Aim of the task >> Select all lines holding the word "code" from the entries that follow.

Given data >>

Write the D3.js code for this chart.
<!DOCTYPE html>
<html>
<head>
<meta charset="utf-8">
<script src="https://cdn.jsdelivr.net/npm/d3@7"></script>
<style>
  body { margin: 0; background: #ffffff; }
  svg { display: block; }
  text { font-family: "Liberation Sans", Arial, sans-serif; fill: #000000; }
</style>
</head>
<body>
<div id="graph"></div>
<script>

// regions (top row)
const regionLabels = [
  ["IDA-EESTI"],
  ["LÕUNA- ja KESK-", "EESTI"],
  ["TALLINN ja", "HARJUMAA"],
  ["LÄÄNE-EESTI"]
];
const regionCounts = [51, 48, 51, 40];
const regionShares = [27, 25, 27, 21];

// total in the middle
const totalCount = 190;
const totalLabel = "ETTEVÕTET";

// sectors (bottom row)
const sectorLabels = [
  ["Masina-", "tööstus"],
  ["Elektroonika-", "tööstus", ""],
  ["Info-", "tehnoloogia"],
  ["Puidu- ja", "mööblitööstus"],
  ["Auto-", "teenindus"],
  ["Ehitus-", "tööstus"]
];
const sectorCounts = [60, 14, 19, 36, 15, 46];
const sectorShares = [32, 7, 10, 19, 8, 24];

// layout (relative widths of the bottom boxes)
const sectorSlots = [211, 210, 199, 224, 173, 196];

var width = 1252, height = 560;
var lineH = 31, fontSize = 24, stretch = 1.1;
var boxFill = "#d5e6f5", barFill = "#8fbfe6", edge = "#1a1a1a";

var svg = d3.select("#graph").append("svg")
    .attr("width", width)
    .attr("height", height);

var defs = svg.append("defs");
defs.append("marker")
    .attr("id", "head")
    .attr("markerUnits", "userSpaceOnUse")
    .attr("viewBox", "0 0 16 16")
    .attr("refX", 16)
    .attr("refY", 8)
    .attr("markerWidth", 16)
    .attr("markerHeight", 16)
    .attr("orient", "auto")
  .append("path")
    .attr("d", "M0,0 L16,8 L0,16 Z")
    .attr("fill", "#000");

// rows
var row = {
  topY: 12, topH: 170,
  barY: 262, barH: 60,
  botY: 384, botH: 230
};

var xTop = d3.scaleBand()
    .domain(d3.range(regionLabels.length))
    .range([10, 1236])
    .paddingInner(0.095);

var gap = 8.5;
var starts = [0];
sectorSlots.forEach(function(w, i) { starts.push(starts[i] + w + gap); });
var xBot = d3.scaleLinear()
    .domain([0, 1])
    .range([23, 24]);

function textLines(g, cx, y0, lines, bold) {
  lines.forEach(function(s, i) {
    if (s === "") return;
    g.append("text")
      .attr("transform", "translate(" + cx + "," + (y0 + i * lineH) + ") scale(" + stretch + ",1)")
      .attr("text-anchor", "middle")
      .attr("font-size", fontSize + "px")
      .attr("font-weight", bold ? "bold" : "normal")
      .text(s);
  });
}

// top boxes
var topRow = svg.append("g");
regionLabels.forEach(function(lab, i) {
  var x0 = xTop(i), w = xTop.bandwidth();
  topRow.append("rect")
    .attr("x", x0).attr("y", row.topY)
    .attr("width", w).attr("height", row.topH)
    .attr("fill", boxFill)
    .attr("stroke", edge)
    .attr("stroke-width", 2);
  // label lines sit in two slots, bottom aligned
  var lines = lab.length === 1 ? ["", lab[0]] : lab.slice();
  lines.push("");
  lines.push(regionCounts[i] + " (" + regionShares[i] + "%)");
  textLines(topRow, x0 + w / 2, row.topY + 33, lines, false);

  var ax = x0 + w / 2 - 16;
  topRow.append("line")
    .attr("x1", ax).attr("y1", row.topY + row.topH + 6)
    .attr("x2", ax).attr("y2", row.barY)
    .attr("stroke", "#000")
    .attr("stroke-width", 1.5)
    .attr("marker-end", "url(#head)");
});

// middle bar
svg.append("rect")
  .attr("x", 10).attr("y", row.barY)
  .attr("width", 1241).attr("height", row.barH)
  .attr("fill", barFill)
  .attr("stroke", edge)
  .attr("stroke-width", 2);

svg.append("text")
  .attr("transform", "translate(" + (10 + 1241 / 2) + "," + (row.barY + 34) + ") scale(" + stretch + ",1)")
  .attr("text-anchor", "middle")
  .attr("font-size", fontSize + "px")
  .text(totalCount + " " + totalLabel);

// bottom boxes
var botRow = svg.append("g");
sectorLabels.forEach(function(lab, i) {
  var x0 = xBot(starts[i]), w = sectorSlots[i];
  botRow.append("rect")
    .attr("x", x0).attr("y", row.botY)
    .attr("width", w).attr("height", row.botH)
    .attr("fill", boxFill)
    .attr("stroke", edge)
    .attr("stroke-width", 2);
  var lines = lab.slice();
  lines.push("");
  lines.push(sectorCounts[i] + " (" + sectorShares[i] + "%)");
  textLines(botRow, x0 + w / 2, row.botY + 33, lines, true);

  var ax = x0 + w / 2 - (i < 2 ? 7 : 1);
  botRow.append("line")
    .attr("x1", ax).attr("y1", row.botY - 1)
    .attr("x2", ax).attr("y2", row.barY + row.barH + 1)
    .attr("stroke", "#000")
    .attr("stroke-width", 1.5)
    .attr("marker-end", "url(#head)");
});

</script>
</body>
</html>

...

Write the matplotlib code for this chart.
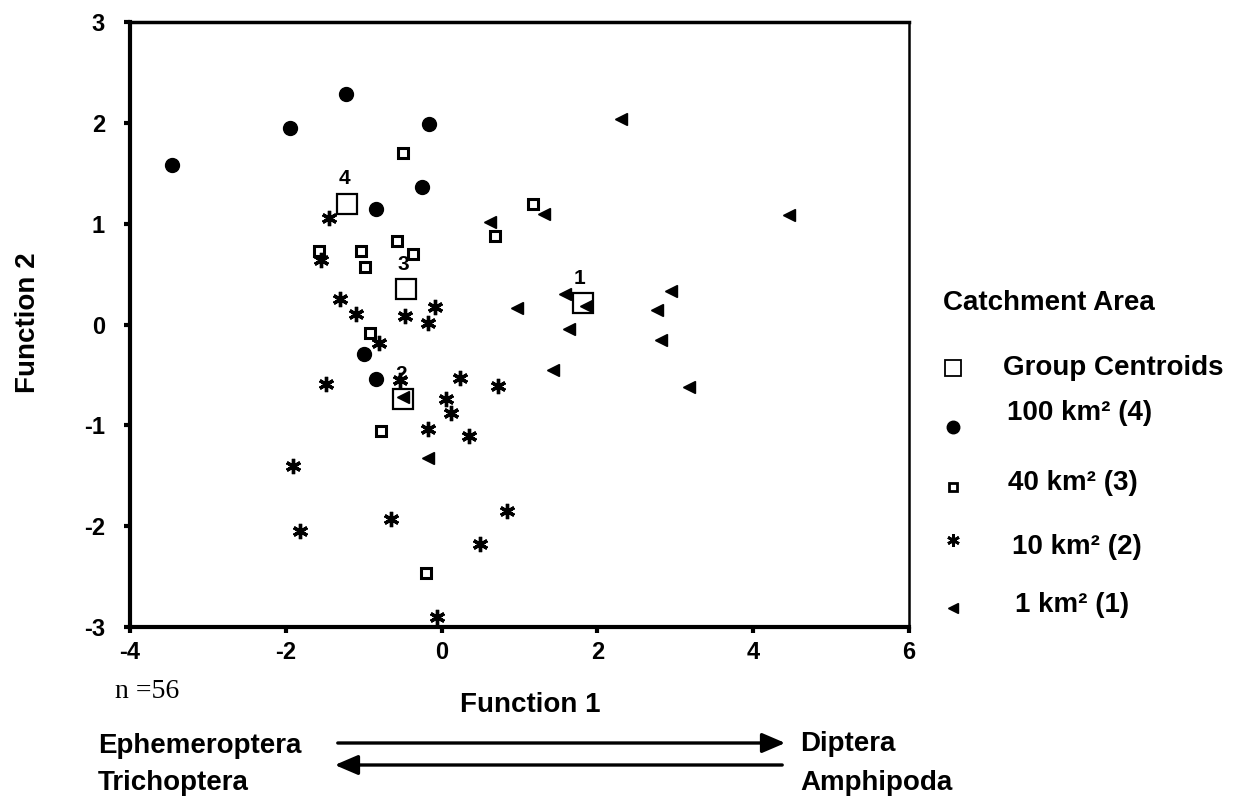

--

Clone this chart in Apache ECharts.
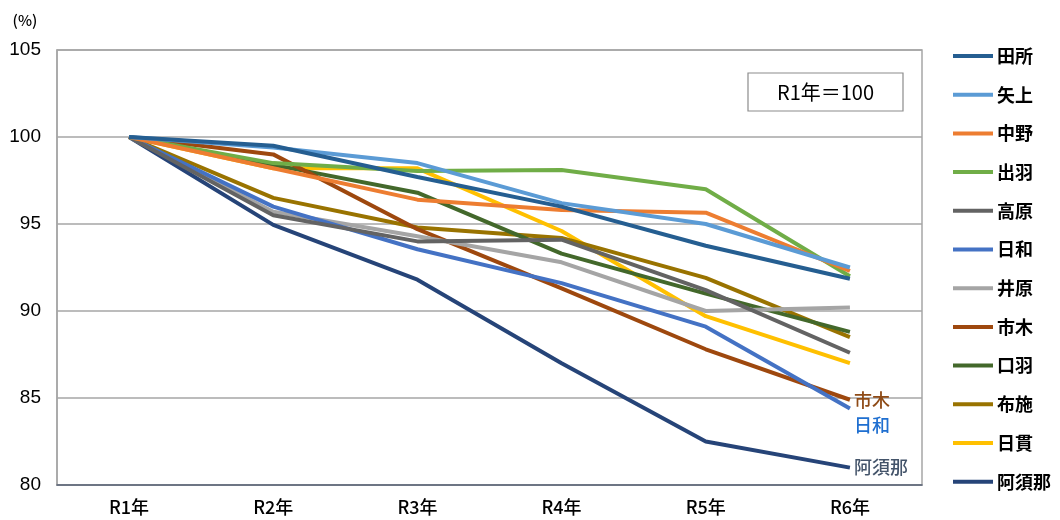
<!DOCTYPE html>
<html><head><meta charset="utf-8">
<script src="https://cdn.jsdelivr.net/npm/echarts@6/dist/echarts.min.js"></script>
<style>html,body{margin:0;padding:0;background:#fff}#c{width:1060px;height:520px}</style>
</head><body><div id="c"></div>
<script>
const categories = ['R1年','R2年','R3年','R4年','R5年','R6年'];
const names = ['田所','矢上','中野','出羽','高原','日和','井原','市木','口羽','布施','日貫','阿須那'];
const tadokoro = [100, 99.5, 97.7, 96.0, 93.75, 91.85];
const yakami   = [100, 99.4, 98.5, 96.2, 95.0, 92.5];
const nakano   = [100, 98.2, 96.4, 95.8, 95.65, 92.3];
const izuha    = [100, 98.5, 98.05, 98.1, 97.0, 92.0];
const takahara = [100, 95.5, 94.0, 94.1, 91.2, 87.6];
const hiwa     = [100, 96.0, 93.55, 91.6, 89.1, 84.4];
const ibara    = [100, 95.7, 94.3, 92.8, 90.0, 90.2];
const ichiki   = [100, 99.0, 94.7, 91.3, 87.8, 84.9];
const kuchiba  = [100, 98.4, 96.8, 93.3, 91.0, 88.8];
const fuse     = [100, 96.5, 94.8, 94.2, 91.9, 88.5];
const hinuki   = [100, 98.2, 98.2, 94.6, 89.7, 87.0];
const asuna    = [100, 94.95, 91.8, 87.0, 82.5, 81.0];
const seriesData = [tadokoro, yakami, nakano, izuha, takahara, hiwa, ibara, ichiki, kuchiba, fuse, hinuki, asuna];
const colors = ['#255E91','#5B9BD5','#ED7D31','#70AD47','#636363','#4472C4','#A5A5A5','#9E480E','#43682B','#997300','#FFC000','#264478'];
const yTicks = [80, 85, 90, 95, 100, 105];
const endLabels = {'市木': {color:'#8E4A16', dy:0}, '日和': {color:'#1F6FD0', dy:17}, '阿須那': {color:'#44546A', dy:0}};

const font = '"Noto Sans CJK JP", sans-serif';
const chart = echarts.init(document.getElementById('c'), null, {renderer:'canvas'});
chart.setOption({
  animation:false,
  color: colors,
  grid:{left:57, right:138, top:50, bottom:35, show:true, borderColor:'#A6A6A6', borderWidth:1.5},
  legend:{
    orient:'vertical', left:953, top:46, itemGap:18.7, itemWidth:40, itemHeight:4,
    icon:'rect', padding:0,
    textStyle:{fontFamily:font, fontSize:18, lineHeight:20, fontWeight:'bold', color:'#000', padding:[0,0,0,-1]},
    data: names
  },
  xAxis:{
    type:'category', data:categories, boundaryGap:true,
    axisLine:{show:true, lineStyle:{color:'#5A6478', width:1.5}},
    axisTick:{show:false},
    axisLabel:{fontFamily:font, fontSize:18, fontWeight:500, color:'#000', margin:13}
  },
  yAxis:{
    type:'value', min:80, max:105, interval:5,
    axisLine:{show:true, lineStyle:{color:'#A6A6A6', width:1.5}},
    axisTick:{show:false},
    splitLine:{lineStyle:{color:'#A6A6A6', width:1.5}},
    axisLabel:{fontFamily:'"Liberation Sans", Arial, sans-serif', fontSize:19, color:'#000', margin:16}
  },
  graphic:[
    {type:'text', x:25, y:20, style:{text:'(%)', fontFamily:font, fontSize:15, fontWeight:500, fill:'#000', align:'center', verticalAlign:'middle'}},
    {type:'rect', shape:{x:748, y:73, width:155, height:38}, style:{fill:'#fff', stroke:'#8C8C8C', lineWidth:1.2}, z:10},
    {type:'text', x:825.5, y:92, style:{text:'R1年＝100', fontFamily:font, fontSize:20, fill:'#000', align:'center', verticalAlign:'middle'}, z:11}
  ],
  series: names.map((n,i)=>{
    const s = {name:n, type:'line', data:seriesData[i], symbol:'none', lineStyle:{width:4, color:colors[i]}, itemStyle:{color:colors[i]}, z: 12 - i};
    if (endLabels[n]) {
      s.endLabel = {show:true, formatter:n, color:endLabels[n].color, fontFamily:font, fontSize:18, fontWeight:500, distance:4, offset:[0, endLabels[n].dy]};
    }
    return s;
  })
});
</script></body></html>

Solution to this task >>
Write the D3.js code for this chart.
Write the matplotlib code for this chart.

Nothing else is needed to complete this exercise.